Genetic variants are alternative versions of the DNA sequence that can sometimes be associated with the risk of developing a disease, including autoimmune disorders. Determining the causality between genetic variants and autoimmunity is difficult, due to technical limitations of existing mapping strategies. Blagoje Soskic and collaborators summarise how Genome-wide association studies (GWAS) have contributed to investigating the impact of diverse genetic variants in several autoimmune diseases and discuss both current challenges and future research directions.

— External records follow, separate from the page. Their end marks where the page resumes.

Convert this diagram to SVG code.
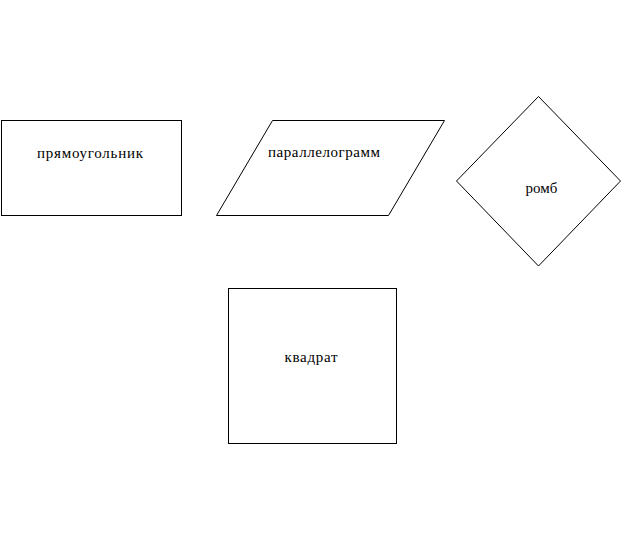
<svg xmlns="http://www.w3.org/2000/svg" width="625" height="541" viewBox="0 0 625 541">
<style>
.s{fill:#fff;stroke:#000;stroke-width:1}
text{font-family:"Liberation Serif","Times New Roman",serif;font-size:15px;fill:#000}
</style>
<rect width="625" height="541" fill="#fff"/>
<g id="rect">
<rect class="s" x="1.5" y="120.5" width="180" height="95"/>
<text x="37" y="157.5" textLength="106">прямоугольник</text>
</g>
<g id="parallelogram">
<polygon class="s" points="272.5,120.5 444.5,120.5 388.5,215.5 216.5,215.5"/>
<text x="268" y="157" textLength="112">параллелограмм</text>
</g>
<g id="rhombus">
<polygon class="s" points="538.5,96.5 620.5,181 538.5,266 456.5,181"/>
<text x="541.5" y="192.5" text-anchor="middle" font-size="14">ромб</text>
</g>
<g id="square">
<rect class="s" x="228.5" y="288.5" width="168" height="155"/>
<text x="284.5" y="362" textLength="53">квадрат</text>
</g>
<g id="connectors"></g>
</svg>
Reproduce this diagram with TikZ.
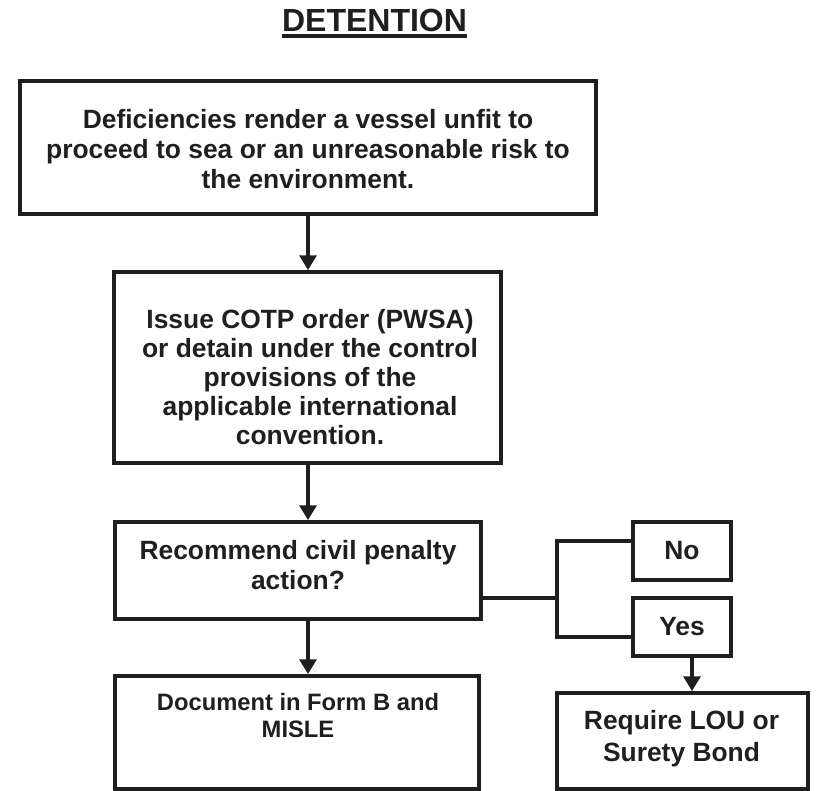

Autoimmune disorders – for example, lupus, rheumatoid arthritis, and ulcerative colitis, among others – arise when the immune system attacks bodily tissues and organs. Why the immune system turns against the body remain largely unknown, but host genetics is considered one of the risk factors for autoimmunity. Autoimmune diseases are often determined by variation in the DNA regions controlling function of many genes and are therefore defined as polygenic disorders. In rare cases, mutations in a single gene can also cause an autoimmune disease, which is accordingly called monogenic. GWAS can look at a whole genome of many people at the same time and have been used for the identification of specific DNA variants associated with autoimmune diseases. Furthermore, GWAS have been useful to determine the overall risk of developing a certain autoimmune disease or to respond to a certain drug.

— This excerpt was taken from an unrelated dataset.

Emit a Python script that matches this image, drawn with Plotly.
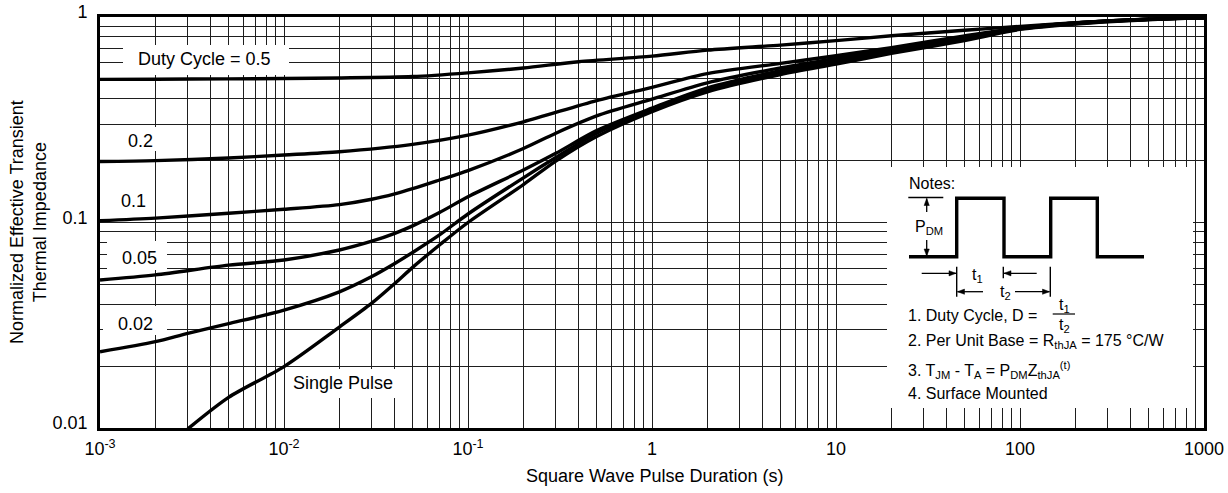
import plotly.graph_objects as go

# ---------------- data ----------------
t_d05 = [0.001, 0.002, 0.005, 0.01, 0.02, 0.05, 0.1, 0.2, 0.4, 1, 2, 5, 10, 20, 50, 100, 200, 500, 1000]
z_d05 = [0.497, 0.498, 0.500, 0.502, 0.505, 0.513, 0.535, 0.565, 0.606, 0.645, 0.69, 0.73, 0.767, 0.81, 0.862, 0.90, 0.937, 0.975, 0.99]

t_d02 = [0.001, 0.002, 0.005, 0.01, 0.02, 0.05, 0.1, 0.2, 0.5, 1, 2, 5, 10, 20, 50, 100, 200, 500, 1000]
z_d02 = [0.198, 0.200, 0.206, 0.213, 0.221, 0.240, 0.266, 0.309, 0.392, 0.455, 0.53, 0.595, 0.648, 0.71, 0.81, 0.885, 0.935, 0.975, 0.99]

t_d01 = [0.001, 0.002, 0.005, 0.01, 0.02, 0.03, 0.04, 0.05, 0.07, 0.1, 0.2, 0.3, 0.5, 1, 2, 5, 10, 20, 50, 100, 200, 500, 1000]
z_d01 = [0.102, 0.105, 0.111, 0.116, 0.1222, 0.1297, 0.1378, 0.146, 0.161, 0.179, 0.229, 0.272, 0.330, 0.398, 0.478, 0.565, 0.628, 0.70, 0.80, 0.885, 0.935, 0.975, 0.99]

t_d005 = [0.001, 0.002, 0.005, 0.01, 0.02, 0.03, 0.04, 0.05, 0.07, 0.1, 0.2, 0.3, 0.5, 1, 2, 5, 10, 20, 50, 100, 200, 500, 1000]
z_d005 = [0.0525, 0.0556, 0.062, 0.0657, 0.0735, 0.0811, 0.0886, 0.0963, 0.1118, 0.1334, 0.18, 0.217, 0.28, 0.36, 0.452, 0.548, 0.61, 0.683, 0.79, 0.88, 0.935, 0.975, 0.99]

t_d002 = [0.001, 0.002, 0.003, 0.005, 0.01, 0.02, 0.03, 0.04, 0.05, 0.07, 0.1, 0.2, 0.3, 0.5, 1, 2, 5, 10, 20, 50, 100, 200, 500, 1000]
z_d002 = [0.0235, 0.0263, 0.0289, 0.0322, 0.0375, 0.046, 0.0546, 0.0632, 0.0715, 0.087, 0.110, 0.165, 0.207, 0.272, 0.352, 0.44, 0.538, 0.603, 0.678, 0.785, 0.875, 0.93, 0.975, 0.99]

t_single = [0.003, 0.005, 0.01, 0.02, 0.03, 0.04, 0.05, 0.07, 0.1, 0.2, 0.3, 0.5, 1, 2, 5, 10, 20, 50, 100, 200, 500, 1000]
z_single = [0.0099, 0.0141, 0.0199, 0.031, 0.0405, 0.0505, 0.0605, 0.0777, 0.100, 0.153, 0.199, 0.262, 0.346, 0.432, 0.525, 0.59, 0.665, 0.768, 0.87, 0.925, 0.97, 0.99]

x_tick_vals = [1e-3, 1e-2, 1e-1, 1, 10, 100, 1000]
x_tick_text = ["10<sup>-3</sup>", "10<sup>-2</sup>", "10<sup>-1</sup>", "1", "10", "100", "1000"]
y_tick_vals = [0.01, 0.1, 1]
y_tick_text = ["0.01", "0.1", "1"]

curve_labels = ["Duty Cycle = 0.5", "0.2", "0.1", "0.05", "0.02", "Single Pulse"]

# ---------------- layout helpers ----------------
FONT = "Liberation Sans, Arial, Helvetica, sans-serif"
W, H = 1228, 493
L, R, T, B = 100, 1204, 17, 428


def px(x):
    return (x - L) / (R - L)


def py(y):
    return (B - y) / (B - T)


# minor grid positions (2..9 in every decade)
x_minor = [round(k * 10 ** e, 6) for e in range(-3, 3) for k in range(2, 10)]
y_minor = [round(k * 10 ** e, 6) for e in range(-2, 0) for k in range(2, 10)]

fig = go.Figure()
for tt, zz in [(t_d05, z_d05), (t_d02, z_d02), (t_d01, z_d01), (t_d005, z_d005), (t_d002, z_d002), (t_single, z_single)]:
    fig.add_trace(go.Scatter(x=tt, y=zz, mode="lines",
                             line=dict(color="black", width=3.4, shape="spline", smoothing=0.8),
                             hoverinfo="skip", showlegend=False))

shapes = []
# white boxes that interrupt the grid behind labels and the notes
for (x0, x1, y0, y1) in [(123, 289, 45, 75), (117, 161, 127, 151), (113, 150, 189, 212),
                         (107, 167, 241, 270), (103, 167, 306, 335), (287, 402, 369, 398),
                         (887, 1193, 167, 408)]:
    shapes.append(dict(type="rect", xref="paper", yref="paper", x0=px(x0), x1=px(x1), y0=py(y1), y1=py(y0),
                       fillcolor="white", line=dict(width=0), layer="above"))


def path_of(pts, close=False):
    s = "M " + " L ".join(f"{px(a):.5f},{py(b):.5f}" for a, b in pts)
    return s + (" Z" if close else "")


def seg(xa, ya, xb, yb, w=1.4):
    return dict(type="line", xref="paper", yref="paper", x0=px(xa), y0=py(ya), x1=px(xb), y1=py(yb),
                line=dict(color="black", width=w), layer="above")


# pulse waveform
wave = [(909, 256.7), (956.7, 256.7), (956.7, 198.3), (1004, 198.3), (1004, 256.7), (1050.7, 256.7),
        (1050.7, 198.3), (1097.3, 198.3), (1097.3, 256.7), (1144, 256.7)]
shapes.append(dict(type="path", xref="paper", yref="paper", path=path_of(wave),
                   line=dict(color="black", width=3.4), layer="above"))
# P_DM top reference line and timing ticks
shapes.append(seg(908.3, 197.5, 943.3, 197.5, 1.4))
shapes.append(seg(956.7, 266.7, 956.7, 296.7, 1.4))
shapes.append(seg(1003.3, 266.7, 1003.3, 278.3, 1.4))
shapes.append(seg(1050.3, 266.7, 1050.3, 296.7, 1.4))
# fraction bar
shapes.append(seg(1052.7, 314, 1075, 314, 1.2))


def arrow(tail, tip):
    (x0, y0), (x1, y1) = tail, tip
    shapes.append(seg(x0, y0, x1, y1, 1.3))
    dx, dy = x1 - x0, y1 - y0
    n = (dx * dx + dy * dy) ** 0.5
    ux, uy = dx / n, dy / n
    bx, by = x1 - 7 * ux, y1 - 7 * uy
    tri = [(x1, y1), (bx - 2.6 * uy, by + 2.6 * ux), (bx + 2.6 * uy, by - 2.6 * ux)]
    shapes.append(dict(type="path", xref="paper", yref="paper", path=path_of(tri, True),
                       fillcolor="black", line=dict(color="black", width=0.5), layer="above"))


arrow((926.7, 212), (926.7, 198.5))
arrow((926.7, 240), (926.7, 256))
arrow((921.7, 273.3), (956, 273.3))
arrow((1036.7, 273.3), (1004, 273.3))
arrow((983, 291.7), (957.5, 291.7))
arrow((1015, 291.7), (1049.5, 291.7))

annotations = []


def label(text, xc, yc, size=18, anchor="center"):
    annotations.append(dict(text=text, xref="paper", yref="paper", x=px(xc), y=py(yc), xanchor=anchor,
                            yanchor="middle", showarrow=False, font=dict(family=FONT, size=size, color="black")))


label(curve_labels[0], 204.5, 59)
label(curve_labels[1], 140.5, 141)
label(curve_labels[2], 133, 201)
label(curve_labels[3], 139, 258)
label(curve_labels[4], 135.5, 324)
label(curve_labels[5], 343, 383)

# notes
label("Notes:", 906.5, 183.3, 16, "left")
label("P<sub>DM</sub>", 929, 228, 16)
label("t<sub>1</sub>", 977, 275, 16)
label("t<sub>2</sub>", 1005, 292, 16)
label("1. Duty Cycle, D =", 906, 315, 16, "left")
label("t<sub>1</sub>", 1064, 305, 16)
label("t<sub>2</sub>", 1064, 325, 16)
label("2. Per Unit Base = R<sub>thJA</sub> = 175 °C/W", 906, 341, 16, "left")
label("3. T<sub>JM</sub> - T<sub>A</sub> = P<sub>DM</sub>Z<sub>thJA</sub><sup>(t)</sup>", 906, 370, 16, "left")
label("4. Surface Mounted", 906, 393.5, 16, "left")

# axis titles
annotations.append(dict(text="Square Wave Pulse Duration (s)", xref="paper", yref="paper", x=px(654), y=py(476),
                        xanchor="center", yanchor="middle", showarrow=False,
                        font=dict(family=FONT, size=18, color="black")))
annotations.append(dict(text="Normalized Effective Transient<br>Thermal Impedance", xref="paper", yref="paper",
                        x=px(29), y=py(222), xanchor="center", yanchor="middle", textangle=-90, showarrow=False,
                        font=dict(family=FONT, size=18, color="black")))

grid_style = dict(showgrid=True, gridcolor="#1e1e1e", gridwidth=1.2)
axis_common = dict(type="log", showline=True, linewidth=2.6, linecolor="black", mirror=True,
                   zeroline=False, ticks="outside", tickcolor="rgba(0,0,0,0)", automargin=False,
                   tickfont=dict(family=FONT, size=18, color="black"), tickmode="array", **grid_style)

fig.update_layout(
    width=W, height=H, autosize=False,
    margin=dict(l=L, r=W - R, t=T, b=H - B, pad=0),
    paper_bgcolor="white", plot_bgcolor="white",
    font=dict(family=FONT, size=18, color="black"),
    xaxis=dict(range=[-3, 3], tickvals=x_tick_vals, ticktext=x_tick_text, ticklen=3,
               minor=dict(tickmode="array", tickvals=x_minor, ticks="", **grid_style), **axis_common),
    yaxis=dict(range=[-2, 0], tickvals=y_tick_vals, ticktext=y_tick_text, ticklen=6, ticklabelshift=-5,
               minor=dict(tickmode="array", tickvals=y_minor, ticks="", **grid_style), **axis_common),
    shapes=shapes, annotations=annotations, showlegend=False,
)

fig.write_html("out.html", config={"displayModeBar": False, "responsive": False},
               post_script="document.body.style.margin='0';document.body.style.overflow='hidden';")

Blagoje Soskic – Research Group Leader at the Human Technopole Genomics Research Centre – and colleagues from the University of Milano-Bicocca, Humanitas University and IRCCS Humanitas Research Hospital, and University of California, Davis, review techniques and approaches that, together with GWAS, allow fine mapping of human genetic variance as well as the identification of genes and cell types involved in immune disorders. The researchers discuss the contribution of exome- and whole-genome sequencing to identify rare variants, and the link between epigenetics and autoimmunity. Finally, Gerusi and Soskic et al. highlight the need for robust statistical and experimental approaches to understand the functions of newly identified genetic variants and their evolutionary history in immune diseases.

The review is published in the Journal of Autoimmunity.